Commentaries For Psalms 79

  • Chapter 79

    The deplorable condition of the people of God. (1-5) A petition for relief. (6-13)

    Verses 1-5 God is complained to: whither should children go but to a Father able and willing to help them? See what a change sin made in the holy city, when the heathen were suffered to pour in upon them. God's own people defiled it by their sins, therefore he suffered their enemies to defile it by their insolence. They desired that God would be reconciled. Those who desire God's favour as better than life, cannot but dread his wrath as worse than death. In every affliction we should first beseech the Lord to cleanse away the guilt of our sins; then he will visit us with his tender mercies.

    Verses 6-13 Those who persist in ignorance of God, and neglect of prayer, are the ungodly. How unrighteous soever men were, the Lord was righteous in permitting them to do what they did. Deliverances from trouble are mercies indeed, when grounded upon the pardon of sin; we should therefore be more earnest in prayer for the removal of our sins than for the removal of afflictions. They had no hopes but from God's mercies, his tender mercies. They plead no merit, they pretend to none, but, Help us for the glory of thy name; pardon us for thy name's sake. The Christian forgets not that he is often bound in the chain of his sins. The world to him is a prison; sentence of death is passed upon him, and he knows not how soon it may be executed. How fervently should he at all times pray, O let the sighing of a prisoner come before thee, according to the greatness of thy power preserve thou those that are appointed to die! How glorious will the day be, when, triumphant over sin and sorrow, the church beholds the adversary disarmed for ever! while that church shall, from age to age, sing the praises of her great Shepherd and Bishop, her King and her God.

  • PSALM 79

    Psalms 79:1-13 . This Psalm, like the seventy-fourth, probably depicts the desolations of the Chaldeans ( Jeremiah 52:12-24 ). It comprises the usual complaint, prayer, and promised thanks for relief.

    1. (Compare Psalms 74:2-7 ).

    2, 3. (Compare Jeremiah 15:3 , 16:4 ).

    4. (Compare Psalms 44:13 , Jeremiah 42:18 , Lamentations 2:15 ).

    5. How long--( Psalms 13:1 ).
    be angry--( Psalms 74:1-10 ).
    jealousy burn--( Deuteronomy 29:20 ).

    6, 7. (Compare Jeremiah 10:25 ).
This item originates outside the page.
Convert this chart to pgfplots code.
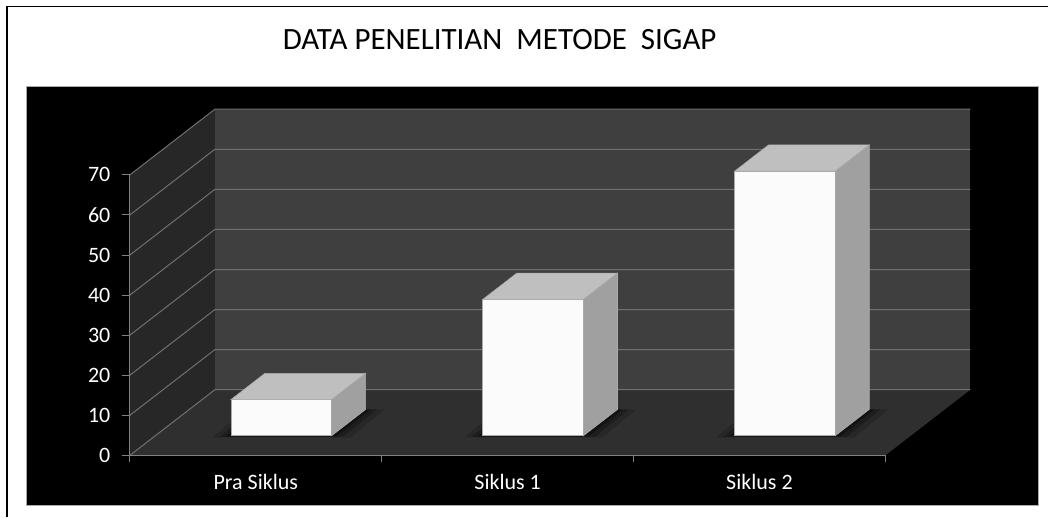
\documentclass[border=0pt]{standalone}
\usepackage{pgfplots}
\pgfplotsset{compat=1.18}
\usepackage{fontspec}
\setmainfont{Carlito}
\definecolor{backwall}{RGB}{63,63,63}
\definecolor{leftwall}{RGB}{39,39,39}
\definecolor{floorc}{RGB}{47,47,47}
\definecolor{gridc}{RGB}{112,112,112}
\definecolor{axisc}{RGB}{128,128,128}
\definecolor{barfront}{RGB}{251,251,251}
\definecolor{bartop}{RGB}{191,191,191}
\definecolor{barside}{RGB}{160,160,160}
\definecolor{baredge}{RGB}{170,170,170}
\begin{document}
\begin{tikzpicture}
\begin{axis}[
  scale only axis, width=756pt, height=280.7pt,
  xmin=-0.5, xmax=2.5, ymin=0, ymax=70,
  clip=false, axis on top,
  axis x line*=bottom, axis y line*=left,
  axis line style={axisc, line width=1pt},
  xtick={0,1,2}, xticklabels={Pra Siklus, Siklus 1, Siklus 2},
  minor xtick={-0.5,0.5,1.5,2.5},
  ytick={0,10,20,30,40,50,60,70},
  tick align=outside, major tick length=8pt, minor tick length=7pt,
  tick style={axisc, line width=1pt},
  major x tick style={draw=none},
  ticklabel style={font=\fontsize{22}{26}\selectfont, text=white},
  yticklabel style={xshift=-8pt},
  xticklabel style={yshift=-7pt},
  /pgf/number format/assume math mode=true,
  unbounded coords=jump,
  title={DATA PENELITIAN\ \ METODE\ \ SIGAP},
  title style={at={(0.4894,1.4596)}, anchor=center, font=\fontsize{31}{37}\selectfont, text=black},
]
% page background and outer frame
\addplot[fill=white, draw=none] coordinates {(-1.01587,-15.287) (3.14683,-15.287) (3.14683,113.64) (-1.01587,113.64)} -- cycle;
\addplot[black, line width=1.5pt] coordinates {(-0.9881,-15.287) (-0.9881,112.02) (3.14683,112.02)};
% black chart area
\addplot[fill=black, draw=baredge, line width=0.8pt] coordinates {(-0.9127,-12.544) (3.1071,-12.544) (3.1071,92.195) (-0.9127,92.195)} -- cycle;
% walls and floor
\addplot[fill=leftwall, draw=none] coordinates {(-0.5,0) (-0.5,70) (-0.1627,86.38) (-0.1627,16.38)} -- cycle;
\addplot[fill=backwall, draw=none] coordinates {(-0.1627,16.38) (2.8373,16.38) (2.8373,86.38) (-0.1627,86.38)} -- cycle;
\addplot[fill=floorc, draw=none] coordinates {(-0.5,0) (2.5,0) (2.8373,16.38) (-0.1627,16.38)} -- cycle;
% gridlines
\addplot[gridc, line width=1pt] coordinates {
 (-0.5,0) (-0.1627,16.38) (2.8373,16.38) (nan,nan)
 (-0.5,10) (-0.1627,26.38) (2.8373,26.38) (nan,nan)
 (-0.5,20) (-0.1627,36.38) (2.8373,36.38) (nan,nan)
 (-0.5,30) (-0.1627,46.38) (2.8373,46.38) (nan,nan)
 (-0.5,40) (-0.1627,56.38) (2.8373,56.38) (nan,nan)
 (-0.5,50) (-0.1627,66.38) (2.8373,66.38) (nan,nan)
 (-0.5,60) (-0.1627,76.38) (2.8373,76.38) (nan,nan)
 (-0.5,70) (-0.1627,86.38) (2.8373,86.38)};
% soft shadows
\addplot[fill=black, fill opacity=0.15, draw=none] coordinates {(-0.1738,4.414) (0.3762,4.414) (0.5111,11.466) (-0.0389,11.466)} -- cycle;
\addplot[fill=black, fill opacity=0.15, draw=none] coordinates {(0.8262,4.414) (1.3762,4.414) (1.5111,11.466) (0.9611,11.466)} -- cycle;
\addplot[fill=black, fill opacity=0.15, draw=none] coordinates {(1.8262,4.414) (2.3762,4.414) (2.5111,11.466) (1.9611,11.466)} -- cycle;
\addplot[fill=black, fill opacity=0.25, draw=none] coordinates {(-0.1438,4.614) (0.3462,4.614) (0.4811,11.466) (-0.0089,11.466)} -- cycle;
\addplot[fill=black, fill opacity=0.25, draw=none] coordinates {(0.8562,4.614) (1.3462,4.614) (1.4811,11.466) (0.9911,11.466)} -- cycle;
\addplot[fill=black, fill opacity=0.25, draw=none] coordinates {(1.8562,4.614) (2.3462,4.614) (2.4811,11.466) (1.9911,11.466)} -- cycle;
\addplot[fill=black, fill opacity=0.35, draw=none] coordinates {(-0.1188,4.764) (0.3212,4.764) (0.4561,11.466) (0.0161,11.466)} -- cycle;
\addplot[fill=black, fill opacity=0.35, draw=none] coordinates {(0.8812,4.764) (1.3212,4.764) (1.4561,11.466) (1.0161,11.466)} -- cycle;
\addplot[fill=black, fill opacity=0.35, draw=none] coordinates {(1.8812,4.764) (2.3212,4.764) (2.4561,11.466) (2.0161,11.466)} -- cycle;
% bar: Pra Siklus = 9
\addplot[fill=barfront, draw=baredge, line width=0.6pt] coordinates {(-0.0988,4.914) (0.3012,4.914) (0.3012,13.914) (-0.0988,13.914)} -- cycle;
\addplot[fill=bartop, draw=baredge, line width=0.6pt] coordinates {(-0.0988,13.914) (0.3012,13.914) (0.4361,20.466) (0.0361,20.466)} -- cycle;
\addplot[fill=barside, draw=baredge, line width=0.6pt] coordinates {(0.3012,4.914) (0.4361,11.466) (0.4361,20.466) (0.3012,13.914)} -- cycle;
% bar: Siklus 1 = 34
\addplot[fill=barfront, draw=baredge, line width=0.6pt] coordinates {(0.9012,4.914) (1.3012,4.914) (1.3012,38.914) (0.9012,38.914)} -- cycle;
\addplot[fill=bartop, draw=baredge, line width=0.6pt] coordinates {(0.9012,38.914) (1.3012,38.914) (1.4361,45.466) (1.0361,45.466)} -- cycle;
\addplot[fill=barside, draw=baredge, line width=0.6pt] coordinates {(1.3012,4.914) (1.4361,11.466) (1.4361,45.466) (1.3012,38.914)} -- cycle;
% bar: Siklus 2 = 66
\addplot[fill=barfront, draw=baredge, line width=0.6pt] coordinates {(1.9012,4.914) (2.3012,4.914) (2.3012,70.914) (1.9012,70.914)} -- cycle;
\addplot[fill=bartop, draw=baredge, line width=0.6pt] coordinates {(1.9012,70.914) (2.3012,70.914) (2.4361,77.466) (2.0361,77.466)} -- cycle;
\addplot[fill=barside, draw=baredge, line width=0.6pt] coordinates {(2.3012,4.914) (2.4361,11.466) (2.4361,77.466) (2.3012,70.914)} -- cycle;
\end{axis}
\end{tikzpicture}
\end{document}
Though we deserve much, do not the heathen deserve more for their violence to us ( Jeremiah 51:3-5 Zechariah 1:14 )? The singular denotes the chief power, and the use of the plural indicates the combined confederates.
    called upon--or, "by"
    thy name--proclaimed Thy attributes and professed allegiance ( Isaiah 12:4 , Acts 2:21 ).
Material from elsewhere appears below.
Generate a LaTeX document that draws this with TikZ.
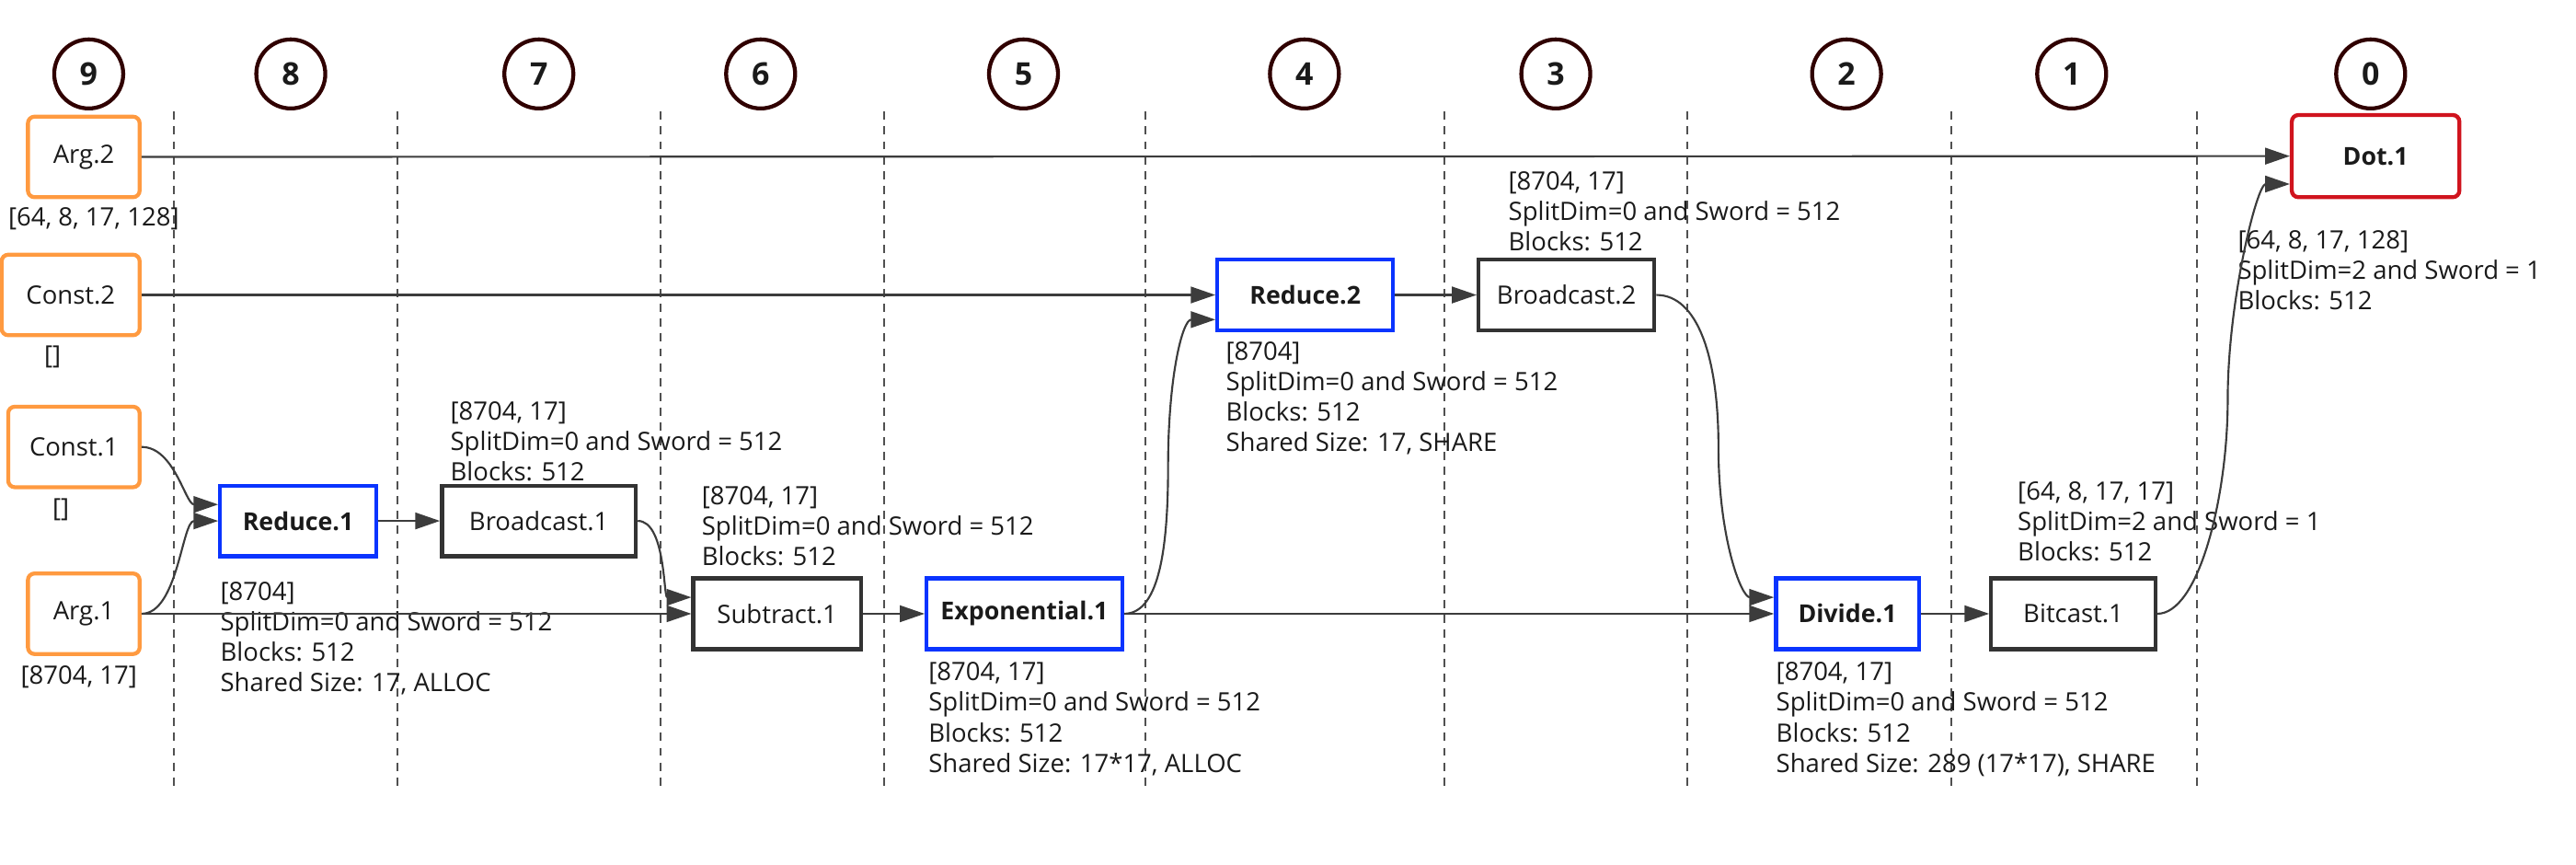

    8. former iniquities--literally, "iniquities of former times."
    prevent us--literally, "meet us," as in Psalms 21:3 .
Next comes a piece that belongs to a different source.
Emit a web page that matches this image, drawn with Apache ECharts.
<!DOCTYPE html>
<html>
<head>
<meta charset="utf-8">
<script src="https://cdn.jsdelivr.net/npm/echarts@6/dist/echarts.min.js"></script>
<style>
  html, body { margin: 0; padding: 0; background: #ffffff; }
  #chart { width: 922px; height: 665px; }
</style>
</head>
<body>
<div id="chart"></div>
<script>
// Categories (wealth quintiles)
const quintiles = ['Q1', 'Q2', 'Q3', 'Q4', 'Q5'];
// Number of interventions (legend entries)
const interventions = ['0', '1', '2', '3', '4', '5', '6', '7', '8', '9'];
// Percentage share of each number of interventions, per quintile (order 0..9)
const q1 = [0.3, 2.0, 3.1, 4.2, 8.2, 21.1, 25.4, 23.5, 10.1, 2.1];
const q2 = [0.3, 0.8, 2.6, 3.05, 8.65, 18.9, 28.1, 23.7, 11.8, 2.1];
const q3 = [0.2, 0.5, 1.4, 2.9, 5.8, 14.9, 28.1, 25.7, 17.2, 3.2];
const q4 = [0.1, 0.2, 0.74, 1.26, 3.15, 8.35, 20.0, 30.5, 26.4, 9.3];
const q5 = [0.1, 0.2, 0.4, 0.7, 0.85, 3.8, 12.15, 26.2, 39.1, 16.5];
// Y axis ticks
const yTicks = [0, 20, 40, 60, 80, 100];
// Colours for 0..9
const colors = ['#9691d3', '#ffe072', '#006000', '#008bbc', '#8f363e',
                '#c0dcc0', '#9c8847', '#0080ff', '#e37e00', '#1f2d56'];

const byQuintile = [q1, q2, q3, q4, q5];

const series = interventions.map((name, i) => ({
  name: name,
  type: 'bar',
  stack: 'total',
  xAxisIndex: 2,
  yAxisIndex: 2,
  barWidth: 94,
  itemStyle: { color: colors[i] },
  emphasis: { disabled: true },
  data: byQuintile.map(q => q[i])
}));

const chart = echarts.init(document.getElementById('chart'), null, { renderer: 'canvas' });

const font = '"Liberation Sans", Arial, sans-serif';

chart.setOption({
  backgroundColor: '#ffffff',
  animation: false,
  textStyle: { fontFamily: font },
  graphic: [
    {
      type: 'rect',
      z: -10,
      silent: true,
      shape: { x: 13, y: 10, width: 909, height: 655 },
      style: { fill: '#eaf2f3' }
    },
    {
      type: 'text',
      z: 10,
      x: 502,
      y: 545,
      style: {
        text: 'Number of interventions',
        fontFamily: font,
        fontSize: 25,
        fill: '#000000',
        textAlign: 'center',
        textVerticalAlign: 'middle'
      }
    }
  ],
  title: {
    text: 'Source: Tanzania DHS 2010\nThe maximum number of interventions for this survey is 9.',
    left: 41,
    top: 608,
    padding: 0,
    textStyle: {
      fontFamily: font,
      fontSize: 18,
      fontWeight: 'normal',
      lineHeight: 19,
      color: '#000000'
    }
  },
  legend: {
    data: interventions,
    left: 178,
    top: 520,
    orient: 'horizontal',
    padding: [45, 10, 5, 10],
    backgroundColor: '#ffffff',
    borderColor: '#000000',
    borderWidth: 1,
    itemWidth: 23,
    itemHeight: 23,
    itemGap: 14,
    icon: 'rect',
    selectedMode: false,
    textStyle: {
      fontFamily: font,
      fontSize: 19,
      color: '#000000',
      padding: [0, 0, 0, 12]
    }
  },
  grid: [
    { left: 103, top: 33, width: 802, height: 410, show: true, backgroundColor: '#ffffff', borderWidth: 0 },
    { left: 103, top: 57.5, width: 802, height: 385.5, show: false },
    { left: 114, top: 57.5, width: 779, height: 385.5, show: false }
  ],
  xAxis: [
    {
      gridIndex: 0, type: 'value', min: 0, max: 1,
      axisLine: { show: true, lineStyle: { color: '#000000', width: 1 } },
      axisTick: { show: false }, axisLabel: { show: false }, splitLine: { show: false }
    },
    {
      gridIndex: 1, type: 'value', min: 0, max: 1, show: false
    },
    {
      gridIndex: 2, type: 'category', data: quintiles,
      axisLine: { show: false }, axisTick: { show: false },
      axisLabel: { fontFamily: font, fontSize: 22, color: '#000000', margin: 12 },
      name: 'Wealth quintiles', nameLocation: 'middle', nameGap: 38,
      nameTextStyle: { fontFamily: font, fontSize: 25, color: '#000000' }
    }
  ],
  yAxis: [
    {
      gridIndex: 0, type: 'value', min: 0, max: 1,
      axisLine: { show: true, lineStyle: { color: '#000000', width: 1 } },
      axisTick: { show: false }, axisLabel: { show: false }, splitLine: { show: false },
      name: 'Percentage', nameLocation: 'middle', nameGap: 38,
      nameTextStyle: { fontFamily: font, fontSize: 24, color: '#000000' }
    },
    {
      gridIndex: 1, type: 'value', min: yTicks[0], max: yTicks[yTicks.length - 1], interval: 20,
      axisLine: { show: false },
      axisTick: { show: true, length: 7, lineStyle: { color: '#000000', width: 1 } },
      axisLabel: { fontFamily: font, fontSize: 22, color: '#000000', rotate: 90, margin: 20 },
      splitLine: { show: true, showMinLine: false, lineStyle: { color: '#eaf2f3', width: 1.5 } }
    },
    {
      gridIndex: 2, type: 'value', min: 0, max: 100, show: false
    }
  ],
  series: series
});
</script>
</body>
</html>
    9. for . . . glory of thy name [and for] thy name's sake--both mean for illustrating Thy attributes, faithfulness, power, &c.
    purge . . . sins--literally, "provide atonement for us." Deliverance from sin and suffering, for their good and God's glory, often distinguish the prayers of Old Testament saints (compare Ephesians 1:7 ).

    10. This ground of pleading often used ( Exodus 32:12 , Numbers 14:13-16 ).
    blood . . . shed--( Psalms 79:3 ).

    11. prisoner--the whole captive people.
    power--literally, "arm" ( Psalms 10:15 ).

    12. into their bosom--The lap or folds of the dress is used by Eastern people for receiving articles. The figure denotes retaliation (compare Isaiah 65:6 Isaiah 65:7 ). They reproached God as well as His people.

    13. sheep . . . pasture--(Compare Psalms 74:1 , 78:70 ).